- Given information -
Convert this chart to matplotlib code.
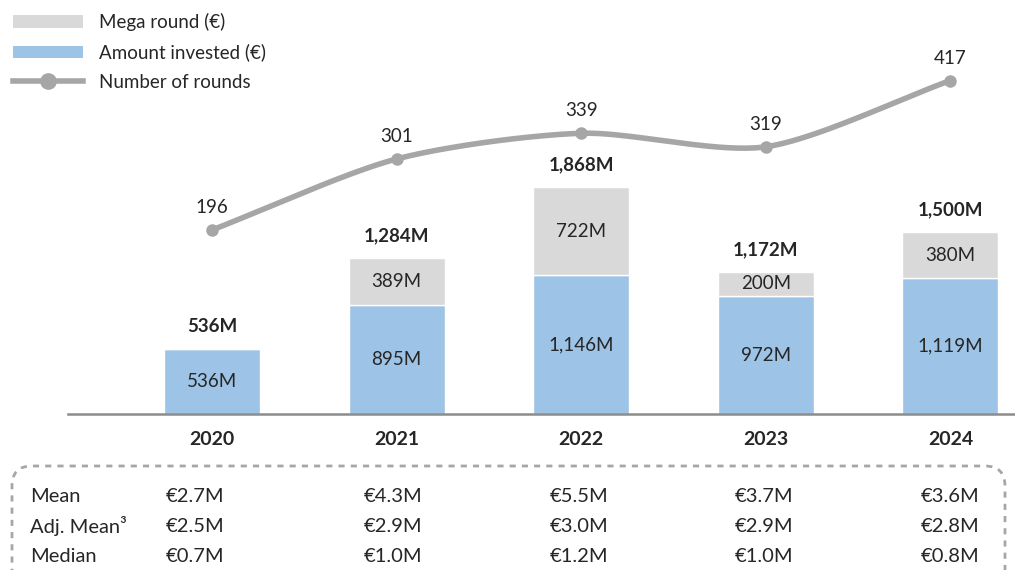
import numpy as np
import matplotlib
matplotlib.use("Agg")
import matplotlib.pyplot as plt
from matplotlib.patches import Patch, FancyBboxPatch
from matplotlib.lines import Line2D
from matplotlib.transforms import IdentityTransform

plt.rcParams['font.family'] = ['Lato', 'DejaVu Sans']

# ---- data ----
years = ["2020", "2021", "2022", "2023", "2024"]
invested = [536, 895, 1146, 972, 1119]          # € millions (excluding mega rounds)
mega = [0, 389, 722, 200, 380]                   # € millions in mega rounds
totals = [536, 1284, 1868, 1172, 1500]
rounds = [196, 301, 339, 319, 417]

stat_labels = ["Mean", "Adj. Mean³", "Median"]
mean_vals = ["€2.7M", "€4.3M", "€5.5M", "€3.7M", "€3.6M"]
adj_mean_vals = ["€2.5M", "€2.9M", "€3.0M", "€2.9M", "€2.8M"]
median_vals = ["€0.7M", "€1.0M", "€1.2M", "€1.0M", "€0.8M"]

BLUE = "#9dc3e6"
GREY = "#d9d9d9"
LINE = "#a6a6a6"
TXT = "#262626"

W, H = 1015, 570
fig = plt.figure(figsize=(W / 100, H / 100), dpi=100)

# main axes: baseline at y=414px, left edge at x=68px
ax_bottom = (H - 414) / H
ax = fig.add_axes([68 / W, ax_bottom, 1 - 68 / W, 1 - ax_bottom])
ax.set_xlim(-0.78, 4.35)
ax.set_ylim(0, 3413)
x = np.arange(len(years))
bw = 0.52

ax.bar(x, invested, bw, color=BLUE, edgecolor="white", linewidth=1, zorder=2)
ax.bar(x, mega, bw, bottom=invested, color=GREY, edgecolor="white", linewidth=1, zorder=2)

for i in range(len(years)):
    ax.text(x[i], invested[i] / 2, f"{invested[i]:,}M", ha="center", va="center",
            fontsize=13.5, color=TXT, zorder=3)
    if mega[i] > 0:
        ax.text(x[i], invested[i] + mega[i] / 2, f"{mega[i]:,}M", ha="center", va="center",
                fontsize=13.5, color=TXT, zorder=3)
    ax.annotate(f"{totals[i]:,}M", (x[i], totals[i]), xytext=(0, 10),
                textcoords="offset points", ha="center", va="bottom",
                fontsize=13.5, fontweight="bold", color=TXT)

for s in ["top", "right", "left"]:
    ax.spines[s].set_visible(False)
ax.spines["bottom"].set_color("#8c8c8c")
ax.spines["bottom"].set_linewidth(1.8)
ax.set_yticks([])
ax.set_xticks(x)
ax.set_xticklabels(years, fontsize=14, fontweight="bold", color=TXT)
ax.tick_params(axis="x", length=0, pad=12)
ax.patch.set_alpha(0)

# rounds on a secondary scale
ax2 = ax.twinx()
ax2.set_ylim(-76, 536)
ax2.set_yticks([])
for s in ax2.spines.values():
    s.set_visible(False)


def smooth(xs, ys, n=40):
    """Catmull-Rom style smoothing through the given points."""
    xs = np.asarray(xs, float)
    ys = np.asarray(ys, float)
    px = np.concatenate([[2 * xs[0] - xs[1]], xs, [2 * xs[-1] - xs[-2]]])
    py = np.concatenate([[2 * ys[0] - ys[1]], ys, [2 * ys[-1] - ys[-2]]])
    ox, oy = [], []
    for k in range(1, len(px) - 2):
        t = np.linspace(0, 1, n)
        p0, p1, p2, p3 = [np.array([px[j], py[j]]) for j in (k - 1, k, k + 1, k + 2)]
        m1 = (p2 - p0) / 2 * 0.8
        m2 = (p3 - p1) / 2 * 0.8
        h00 = 2 * t**3 - 3 * t**2 + 1
        h10 = t**3 - 2 * t**2 + t
        h01 = -2 * t**3 + 3 * t**2
        h11 = t**3 - t**2
        pts = (np.outer(h00, p1) + np.outer(h10, m1) + np.outer(h01, p2) + np.outer(h11, m2))
        ox.extend(pts[:, 0])
        oy.extend(pts[:, 1])
    return np.array(ox), np.array(oy)


sx, sy = smooth(x, rounds)
ax2.plot(sx, sy, color=LINE, lw=4, solid_capstyle="round", zorder=4)
ax2.plot(x, rounds, "o", color=LINE, ms=8, zorder=5)
for i in range(len(years)):
    ax2.annotate(str(rounds[i]), (x[i], rounds[i]), xytext=(0, 10),
                 textcoords="offset points", ha="center", va="bottom",
                 fontsize=13.5, color=TXT)

# legend
handles = [
    Patch(facecolor=GREY, edgecolor="none"),
    Patch(facecolor=BLUE, edgecolor="none"),
    Line2D([0], [0], color=LINE, lw=4, marker="o", ms=11),
]
labels = ["Mega round (€)", "Amount invested (€)", "Number of rounds"]
leg = fig.legend(handles, labels, loc="upper left", bbox_to_anchor=(0.0, 1.0),
                 frameon=False, fontsize=13.5, handlelength=3.75, handleheight=0.65,
                 handletextpad=0.85, labelspacing=0.66, borderaxespad=0.3)
for t in leg.get_texts():
    t.set_color(TXT)

# statistics box, drawn in pixel coordinates
box = FancyBboxPatch((12, -60), W - 22, (H - 466) + 60,
                     boxstyle="round,pad=0,rounding_size=20",
                     transform=IdentityTransform(), fill=False, edgecolor="#a6a6a6",
                     linewidth=2, linestyle=(0, (2.2, 2.2)))
box.set_clip_on(False)
fig.add_artist(box)

col_shift = [-0.09, -0.02, -0.01, -0.01, 0.0]
row_y = [497, 526, 556]
rows = [mean_vals, adj_mean_vals, median_vals]
for r, (lab, vals) in enumerate(zip(stat_labels, rows)):
    yy = 1 - row_y[r] / H
    fig.text(30 / W, yy, lab, ha="left", va="center", fontsize=14.5, color=TXT)
    for i, v in enumerate(vals):
        xf = ax.transData.transform((x[i] + col_shift[i], 0))[0]
        xf = fig.transFigure.inverted().transform((xf, 0))[0]
        fig.text(xf, yy, v, ha="center", va="center", fontsize=14.5, color=TXT)

fig.savefig("out.png", dpi=100)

- Task objective -
Restate the entire listing word for word, excluding pictures.

- Solved problem -
Convert this chart to matplotlib code.
import numpy as np
import matplotlib
matplotlib.use("Agg")
import matplotlib.pyplot as plt
from matplotlib.patches import Patch, FancyBboxPatch
from matplotlib.lines import Line2D
from matplotlib.transforms import IdentityTransform

plt.rcParams['font.family'] = ['Lato', 'DejaVu Sans']

# ---- data ----
years = ["2020", "2021", "2022", "2023", "2024"]
invested = [536, 895, 1146, 972, 1119]          # € millions (excluding mega rounds)
mega = [0, 389, 722, 200, 380]                   # € millions in mega rounds
totals = [536, 1284, 1868, 1172, 1500]
rounds = [196, 301, 339, 319, 417]

stat_labels = ["Mean", "Adj. Mean³", "Median"]
mean_vals = ["€2.7M", "€4.3M", "€5.5M", "€3.7M", "€3.6M"]
adj_mean_vals = ["€2.5M", "€2.9M", "€3.0M", "€2.9M", "€2.8M"]
median_vals = ["€0.7M", "€1.0M", "€1.2M", "€1.0M", "€0.8M"]

BLUE = "#9dc3e6"
GREY = "#d9d9d9"
LINE = "#a6a6a6"
TXT = "#262626"

W, H = 1015, 570
fig = plt.figure(figsize=(W / 100, H / 100), dpi=100)

# main axes: baseline at y=414px, left edge at x=68px
ax_bottom = (H - 414) / H
ax = fig.add_axes([68 / W, ax_bottom, 1 - 68 / W, 1 - ax_bottom])
ax.set_xlim(-0.78, 4.35)
ax.set_ylim(0, 3413)
x = np.arange(len(years))
bw = 0.52

ax.bar(x, invested, bw, color=BLUE, edgecolor="white", linewidth=1, zorder=2)
ax.bar(x, mega, bw, bottom=invested, color=GREY, edgecolor="white", linewidth=1, zorder=2)

for i in range(len(years)):
    ax.text(x[i], invested[i] / 2, f"{invested[i]:,}M", ha="center", va="center",
            fontsize=13.5, color=TXT, zorder=3)
    if mega[i] > 0:
        ax.text(x[i], invested[i] + mega[i] / 2, f"{mega[i]:,}M", ha="center", va="center",
                fontsize=13.5, color=TXT, zorder=3)
    ax.annotate(f"{totals[i]:,}M", (x[i], totals[i]), xytext=(0, 10),
                textcoords="offset points", ha="center", va="bottom",
                fontsize=13.5, fontweight="bold", color=TXT)

for s in ["top", "right", "left"]:
    ax.spines[s].set_visible(False)
ax.spines["bottom"].set_color("#8c8c8c")
ax.spines["bottom"].set_linewidth(1.8)
ax.set_yticks([])
ax.set_xticks(x)
ax.set_xticklabels(years, fontsize=14, fontweight="bold", color=TXT)
ax.tick_params(axis="x", length=0, pad=12)
ax.patch.set_alpha(0)

# rounds on a secondary scale
ax2 = ax.twinx()
ax2.set_ylim(-76, 536)
ax2.set_yticks([])
for s in ax2.spines.values():
    s.set_visible(False)


def smooth(xs, ys, n=40):
    """Catmull-Rom style smoothing through the given points."""
    xs = np.asarray(xs, float)
    ys = np.asarray(ys, float)
    px = np.concatenate([[2 * xs[0] - xs[1]], xs, [2 * xs[-1] - xs[-2]]])
    py = np.concatenate([[2 * ys[0] - ys[1]], ys, [2 * ys[-1] - ys[-2]]])
    ox, oy = [], []
    for k in range(1, len(px) - 2):
        t = np.linspace(0, 1, n)
        p0, p1, p2, p3 = [np.array([px[j], py[j]]) for j in (k - 1, k, k + 1, k + 2)]
        m1 = (p2 - p0) / 2 * 0.8
        m2 = (p3 - p1) / 2 * 0.8
        h00 = 2 * t**3 - 3 * t**2 + 1
        h10 = t**3 - 2 * t**2 + t
        h01 = -2 * t**3 + 3 * t**2
        h11 = t**3 - t**2
        pts = (np.outer(h00, p1) + np.outer(h10, m1) + np.outer(h01, p2) + np.outer(h11, m2))
        ox.extend(pts[:, 0])
        oy.extend(pts[:, 1])
    return np.array(ox), np.array(oy)


sx, sy = smooth(x, rounds)
ax2.plot(sx, sy, color=LINE, lw=4, solid_capstyle="round", zorder=4)
ax2.plot(x, rounds, "o", color=LINE, ms=8, zorder=5)
for i in range(len(years)):
    ax2.annotate(str(rounds[i]), (x[i], rounds[i]), xytext=(0, 10),
                 textcoords="offset points", ha="center", va="bottom",
                 fontsize=13.5, color=TXT)

# legend
handles = [
    Patch(facecolor=GREY, edgecolor="none"),
    Patch(facecolor=BLUE, edgecolor="none"),
    Line2D([0], [0], color=LINE, lw=4, marker="o", ms=11),
]
labels = ["Mega round (€)", "Amount invested (€)", "Number of rounds"]
leg = fig.legend(handles, labels, loc="upper left", bbox_to_anchor=(0.0, 1.0),
                 frameon=False, fontsize=13.5, handlelength=3.75, handleheight=0.65,
                 handletextpad=0.85, labelspacing=0.66, borderaxespad=0.3)
for t in leg.get_texts():
    t.set_color(TXT)

# statistics box, drawn in pixel coordinates
box = FancyBboxPatch((12, -60), W - 22, (H - 466) + 60,
                     boxstyle="round,pad=0,rounding_size=20",
                     transform=IdentityTransform(), fill=False, edgecolor="#a6a6a6",
                     linewidth=2, linestyle=(0, (2.2, 2.2)))
box.set_clip_on(False)
fig.add_artist(box)

col_shift = [-0.09, -0.02, -0.01, -0.01, 0.0]
row_y = [497, 526, 556]
rows = [mean_vals, adj_mean_vals, median_vals]
for r, (lab, vals) in enumerate(zip(stat_labels, rows)):
    yy = 1 - row_y[r] / H
    fig.text(30 / W, yy, lab, ha="left", va="center", fontsize=14.5, color=TXT)
    for i, v in enumerate(vals):
        xf = ax.transData.transform((x[i] + col_shift[i], 0))[0]
        xf = fig.transFigure.inverted().transform((xf, 0))[0]
        fig.text(xf, yy, v, ha="center", va="center", fontsize=14.5, color=TXT)

fig.savefig("out.png", dpi=100)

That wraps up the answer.